Gaëlle Arquez dans les rôles de Fortuna et Drusilla est une révélation. Son chant n’est pas seulement impeccable mais aussi voluptueux, et par sa ravissante présence sur scène, elle maîtrise la gestuelle Wilson de façon alléchante. En Fortuna, la soprano rayonne par la richesse propre à l’allégorie ; en Drusilla, elle émeut par sa constance. Sa performance est inoubliable. Remarquons également La Virtù, pétillante de Jaël Azzaretti, ou encore l’Amore aussi pétillant et si doux d’Amel Brahim-Djelloul. Marie-Adeline Henry dans le rôle de Valletto est de même très convaincante, mouvements très réussis, chant très beau. Nous ne dirons pas la même chose d’Andrea Concetti en Seneca, qui nous touche uniquement au moment de sa mort. Manuel Nunez Camelino dans le rôle travesti d’Arnalta, nourrice et confidente de Poppea, réussit quant à lui, un véritable tour de force comique.

La mise en scène de Robert Wilson et Giuseppe Frigeni est d’une efficacité théâtrale impressionnante. C’est une conception bien pensée et, surtout, très bien réalisée. L’équipe artistique est sans doute à la hauteur du chef-d’oeuvre musical et du lieu. Beaux décors économes efficaces et quelque peu ésotériques de Wilson, beaux costumes inspirés de la Renaissance, sobres mais aussi somptueux par la richesse évidente des matières, signés Jacques Reynaud ; lumières sentimentales et théâtrales de Wilson et Weissbard. Ensuite, que dire du travail d’acteurs ? Wilson développe son langage personnel qu’il « apprend » aux chanteurs/acteurs dans chacune de ses productions. Ceux qui ont du mal à l’accepter dans Pelléas et Mélisande ou dans Madama Butterfly, seront peut-être surpris de sa pertinence dans une œuvre comme l’Incoronazione di Poppea.

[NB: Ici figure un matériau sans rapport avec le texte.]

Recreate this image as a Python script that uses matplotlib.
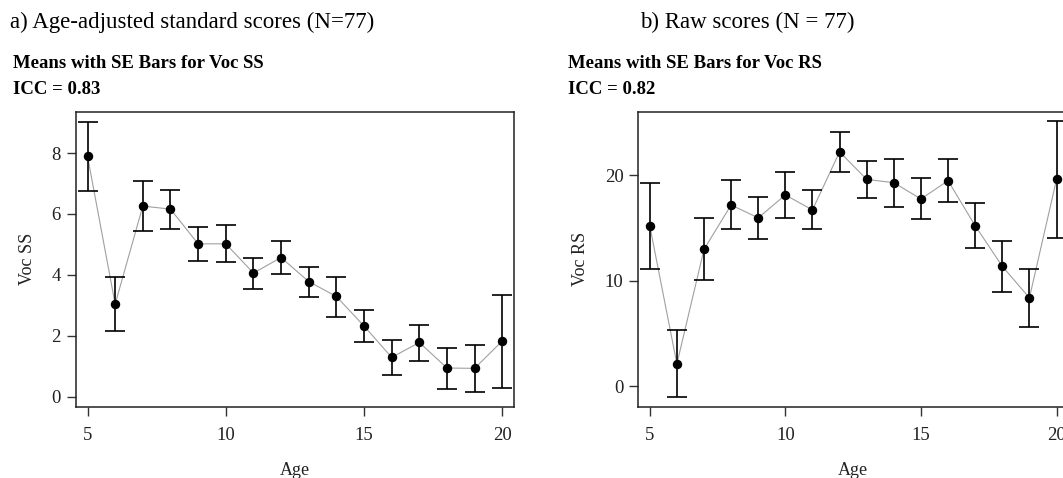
import matplotlib
matplotlib.use("Agg")
import matplotlib.pyplot as plt
import numpy as np

plt.rcParams['font.family'] = ['Liberation Serif', 'DejaVu Serif']

ages = [5, 6, 7, 8, 9, 10, 11, 12, 13, 14, 15, 16, 17, 18, 19, 20]

ss_mean = [7.90, 3.04, 6.26, 6.16, 5.02, 5.02, 4.06, 4.57, 3.78, 3.29, 2.32, 1.29, 1.78, 0.94, 0.93, 1.83]
ss_upper = [9.03, 3.94, 7.08, 6.79, 5.58, 5.65, 4.56, 5.11, 4.27, 3.94, 2.86, 1.86, 2.35, 1.61, 1.70, 3.35]
ss_lower = [6.76, 2.17, 5.44, 5.52, 4.47, 4.43, 3.55, 4.04, 3.28, 2.63, 1.81, 0.72, 1.18, 0.26, 0.16, 0.30]

rs_mean = [15.20, 2.13, 12.97, 17.17, 15.95, 18.12, 16.70, 22.20, 19.59, 19.28, 17.74, 19.47, 15.20, 11.37, 8.38, 19.59]
rs_upper = [19.28, 5.37, 15.92, 19.50, 17.96, 20.25, 18.56, 24.11, 21.38, 21.54, 19.69, 21.54, 17.33, 13.75, 11.11, 25.15]
rs_lower = [11.08, -1.04, 10.08, 14.88, 13.94, 15.92, 14.88, 20.25, 17.80, 16.95, 15.82, 17.43, 13.09, 8.95, 5.65, 14.03]

ss_yticks = [0, 2, 4, 6, 8]
rs_yticks = [0, 10, 20]
xticks = [5, 10, 15, 20]

W, H = 1063, 478
fig = plt.figure(figsize=(W / 100, H / 100), dpi=100)


def panel(rect, mean, lower, upper, yticks, ylim, ylabel):
    ax = fig.add_axes(rect)
    mean = np.array(mean)
    yerr = [mean - np.array(lower), np.array(upper) - mean]
    ax.plot(ages, mean, color='#a0a0a0', lw=0.8, zorder=2)
    ax.errorbar(ages, mean, yerr=yerr, fmt='o', color='black', ms=5.8,
                ecolor='black', elinewidth=1.2, capsize=7.2, capthick=1.2, zorder=3)
    ax.set_xlim(4.566, 20.434)
    ax.set_ylim(*ylim)
    ax.set_xticks(xticks)
    ax.set_yticks(yticks)
    ax.tick_params(axis='both', direction='out', length=6.5, width=1.0,
                   color='#333333', labelsize=13.5, labelcolor='#222222')
    ax.tick_params(axis='x', pad=8)
    ax.tick_params(axis='y', pad=4)
    for s in ax.spines.values():
        s.set_linewidth(1.1)
        s.set_color('#222222')
    ax.set_ylabel(ylabel, fontsize=13, labelpad=11, color='#222222')
    ax.set_xlabel('Age', fontsize=13, labelpad=13, color='#222222')
    return ax


bottom = 1 - 406.7 / H
top = 1 - 112.0 / H
panel([75.5 / W, bottom, (514.3 - 75.5) / W, top - bottom],
      ss_mean, ss_lower, ss_upper, ss_yticks, (-0.33, 9.35), 'Voc SS')
panel([638.0 / W, bottom, (1068.3 - 638.0) / W, top - bottom],
      rs_mean, rs_lower, rs_upper, rs_yticks, (-1.92, 25.97), 'Voc RS')

fig.text(10 / W, 1 - 22 / H, 'a) Age-adjusted standard scores (N=77)', fontsize=16.5,
         va='center', ha='left')
fig.text(640 / W, 1 - 22 / H, 'b) Raw scores (N = 77)', fontsize=16.5,
         va='center', ha='left')
fig.text(13 / W, 1 - 63 / H, 'Means with SE Bars for Voc SS', fontsize=13.5,
         fontweight='bold', va='center', ha='left')
fig.text(13 / W, 1 - 89 / H, 'ICC = 0.83', fontsize=13.5,
         fontweight='bold', va='center', ha='left')
fig.text(567.7 / W, 1 - 63 / H, 'Means with SE Bars for Voc RS', fontsize=13.5,
         fontweight='bold', va='center', ha='left')
fig.text(567.7 / W, 1 - 89 / H, 'ICC = 0.82', fontsize=13.5,
         fontweight='bold', va='center', ha='left')

fig.savefig('out.png', dpi=100)
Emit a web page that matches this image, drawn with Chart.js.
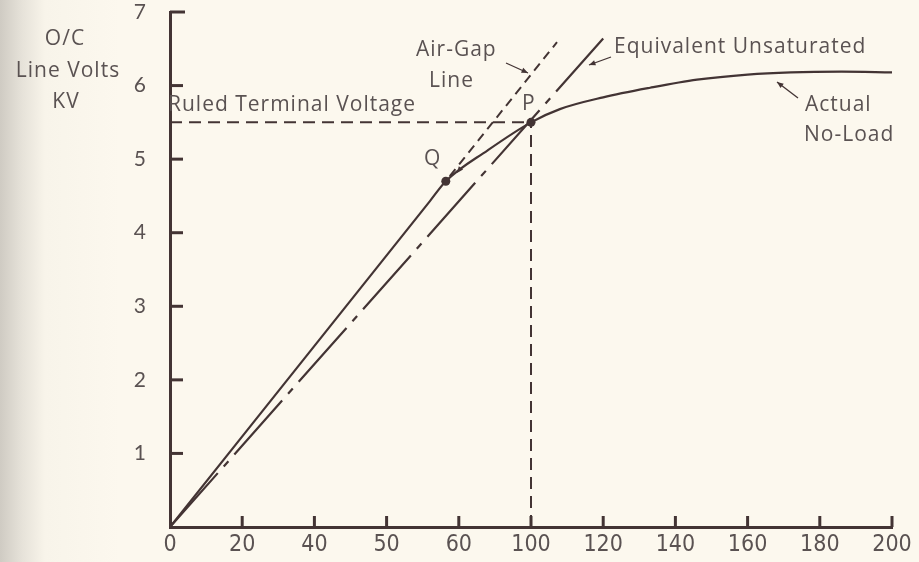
<!DOCTYPE html>
<html>
<head>
<meta charset="utf-8">
<script src="https://cdn.jsdelivr.net/npm/chart.js@4/dist/chart.umd.min.js"></script>
<style>
  html, body { margin: 0; padding: 0; }
  body {
    width: 919px; height: 562px; overflow: hidden;
    background: linear-gradient(to right, #cfcbc3 0px, #e6e2d9 22px, #f8f4ea 45px, #fcf8ee 120px, #fcf8ee 100%);
  }
  canvas { display: block; }
</style>
</head>
<body>
<canvas id="myChart" width="919" height="562"></canvas>
<script>
// tick labels as printed (the x labels are not evenly numbered in the original)
const xTickLabels = ['0', '20', '40', '50', '60', '100', '120', '140', '160', '180', '200'];
const yTickLabels = ['', '1', '2', '3', '4', '5', '6', '7'];

// actual no-load curve
const noLoadX = [0, 72, 76.4, 88, 100, 108, 120, 133, 146, 160, 172, 186, 200];
const noLoadY = [0, 4.43, 4.70, 5.12, 5.50, 5.68, 5.84, 5.97, 6.08, 6.15, 6.18, 6.19, 6.18];

// air-gap line (extension of the straight part)
const airGapX = [77.5, 107.2];
const airGapY = [4.77, 6.59];

// equivalent unsaturated line through P
const equivX = [0, 120];
const equivY = [0, 6.64];

// rated terminal voltage guide lines
const ruledX = [0, 100];
const ruledY = [5.5, 5.5];
const vertX = [100, 100];
const vertY = [0, 5.5];

// points Q and P
const markX = [76.4, 100];
const markY = [4.70, 5.50];

const ink = '#433434';
const textCol = '#5a5252';

function pts(xs, ys) {
  return xs.map((x, i) => ({ x: x, y: ys[i] }));
}

const ctx = document.getElementById('myChart');

const insideTicks = {
  id: 'insideTicks',
  afterDraw(chart) {
    const c = chart.ctx;
    const xs = chart.scales.x, ys = chart.scales.y;
    c.save();
    c.strokeStyle = ink;
    c.lineWidth = 3;
    c.lineCap = 'butt';
    for (let v = 1; v <= 7; v++) {
      const py = ys.getPixelForValue(v);
      c.beginPath();
      c.moveTo(xs.left, py);
      c.lineTo(xs.left + (v === 7 ? 15 : 13), py);
      c.stroke();
    }
    for (let v = 20; v <= 200; v += 20) {
      const px = xs.getPixelForValue(v);
      c.beginPath();
      c.moveTo(px, ys.bottom);
      c.lineTo(px, ys.bottom - 11);
      c.stroke();
    }
    c.restore();
  }
};

const labels = {
  id: 'labels',
  afterDraw(chart) {
    const c = chart.ctx;
    c.save();
    c.fillStyle = textCol;
    c.textBaseline = 'middle';
    c.font = '21px "Open Sans", Lato, sans-serif';
    c.letterSpacing = '1px';
    c.textAlign = 'center';
    c.fillText('O/C', 65, 39);
    c.fillText('Line Volts', 68, 71);
    c.fillText('KV', 66, 102);

    c.textAlign = 'left';
    c.fillText('Ruled Terminal Voltage', 168, 105);
    c.fillText('Air-Gap', 416, 50);
    c.fillText('Line', 429, 81);
    c.fillText('Equivalent Unsaturated', 614, 47);
    c.fillText('Actual', 805, 105);
    c.fillText('No-Load', 804, 135);
    c.fillText('Q', 424, 159);
    c.fillText('P', 522, 104);

    // small arrows
    c.strokeStyle = ink;
    c.fillStyle = ink;
    c.lineWidth = 1.3;
    function head(x2, y2, a) {
      c.beginPath();
      c.moveTo(x2, y2);
      c.lineTo(x2 - 7 * Math.cos(a - 0.4), y2 - 7 * Math.sin(a - 0.4));
      c.lineTo(x2 - 7 * Math.cos(a + 0.4), y2 - 7 * Math.sin(a + 0.4));
      c.closePath();
      c.fill();
    }
    function arrow(x1, y1, x2, y2) {
      c.beginPath();
      c.moveTo(x1, y1);
      c.lineTo(x2, y2);
      c.stroke();
      head(x2, y2, Math.atan2(y2 - y1, x2 - x1));
    }
    arrow(506, 63, 528, 73);
    arrow(611, 57, 589, 65);
    arrow(798, 98, 777, 82);
    head(457, 173, Math.atan2(1.29, -1));
    c.restore();
  }
};

new Chart(ctx, {
  type: 'scatter',
  data: {
    datasets: [
      {
        label: 'Actual No-Load',
        data: pts(noLoadX, noLoadY),
        showLine: true,
        borderColor: ink,
        borderWidth: 2.2,
        pointRadius: 0,
        cubicInterpolationMode: 'monotone'
      },
      {
        label: 'Air-Gap Line',
        data: pts(airGapX, airGapY),
        showLine: true,
        borderColor: ink,
        borderWidth: 2,
        borderDash: [9, 6],
        pointRadius: 0
      },
      {
        label: 'Equivalent Unsaturated',
        data: pts(equivX, equivY),
        showLine: true,
        borderColor: ink,
        borderWidth: 2.2,
        borderDash: [72, 9, 7, 9],
        pointRadius: 0
      },
      {
        label: 'Ruled Terminal Voltage',
        data: pts(ruledX, ruledY),
        showLine: true,
        borderColor: ink,
        borderWidth: 2,
        borderDash: [12, 7],
        pointRadius: 0
      },
      {
        label: 'P drop',
        data: pts(vertX, vertY),
        showLine: true,
        borderColor: ink,
        borderWidth: 2,
        borderDash: [12, 7],
        pointRadius: 0
      },
      {
        label: 'Q, P',
        data: pts(markX, markY),
        showLine: false,
        pointRadius: 4.5,
        pointBackgroundColor: ink,
        pointBorderWidth: 0
      }
    ]
  },
  options: {
    responsive: false,
    animation: false,
    devicePixelRatio: 1,
    layout: { padding: { top: 12, right: 27, left: 0, bottom: 0 } },
    plugins: {
      legend: { display: false },
      tooltip: { enabled: false }
    },
    scales: {
      x: {
        type: 'linear',
        min: 0,
        max: 200,
        afterFit: (s) => { s.height = 35; s.paddingLeft = 0; s.paddingRight = 0; },
        grid: { display: true, drawOnChartArea: false, drawTicks: false },
        border: { display: true, color: ink, width: 3 },
        ticks: {
          stepSize: 20,
          padding: 4,
          color: textCol,
          font: { family: '"Liberation Sans Narrow", "DejaVu Sans Condensed", sans-serif', size: 23 },
          callback: (v) => xTickLabels[Math.round(v / 20)]
        }
      },
      y: {
        min: 0,
        max: 7,
        afterFit: (s) => { s.width = 170; s.paddingTop = 0; s.paddingBottom = 0; },
        grid: { display: true, drawOnChartArea: false, drawTicks: false },
        border: { display: true, color: ink, width: 3 },
        ticks: {
          stepSize: 1,
          padding: 24,
          color: textCol,
          font: { family: 'Lato, "Open Sans", sans-serif', size: 21 },
          callback: (v) => yTickLabels[v]
        }
      }
    }
  },
  plugins: [insideTicks, labels]
});
</script>
</body>
</html>
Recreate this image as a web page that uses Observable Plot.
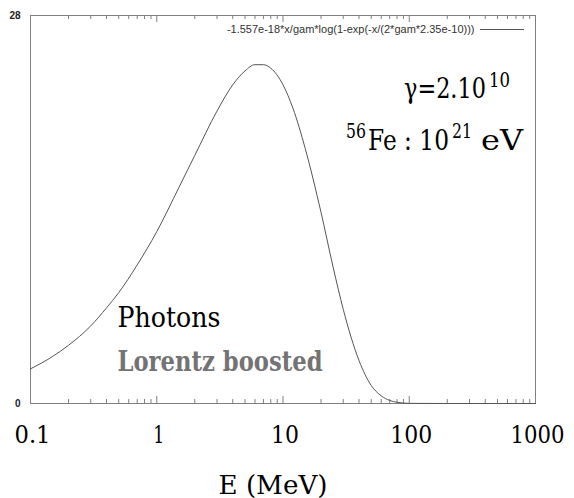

C’est probablement grâce à l’influence de Giuseppe Frigeni, co-réalisateur, que la mise en scène est beaucoup moins statique que prévu. Au final, le travail du duo de metteurs en scène est fabuleux, un songe vénitien si raffiné qu’on n’a pas envie de se réveiller. Attention, l’effet est enchanteur, pas somnifère. Pas de temps mort ni de lacunes, pas d’insistance sur les didascalies. Uniquement du théâtre lyrique très personnel, et du bon. Même commentaire pour la performance immaculée du Concerto Italiano sous la direction de Rinaldo Alessandrini. Elle peut paraître un peu trop sobre pour une musique (vocale) si incarnée, mais se marie superbement avec la conception globale, d’une dignité sans doute plus sophistiqué que populaire.

A l’affiche du Palais Garnier à Paris les 11, 14, 17, 20, 22, 24, 26, 28 et 30 juin 2014.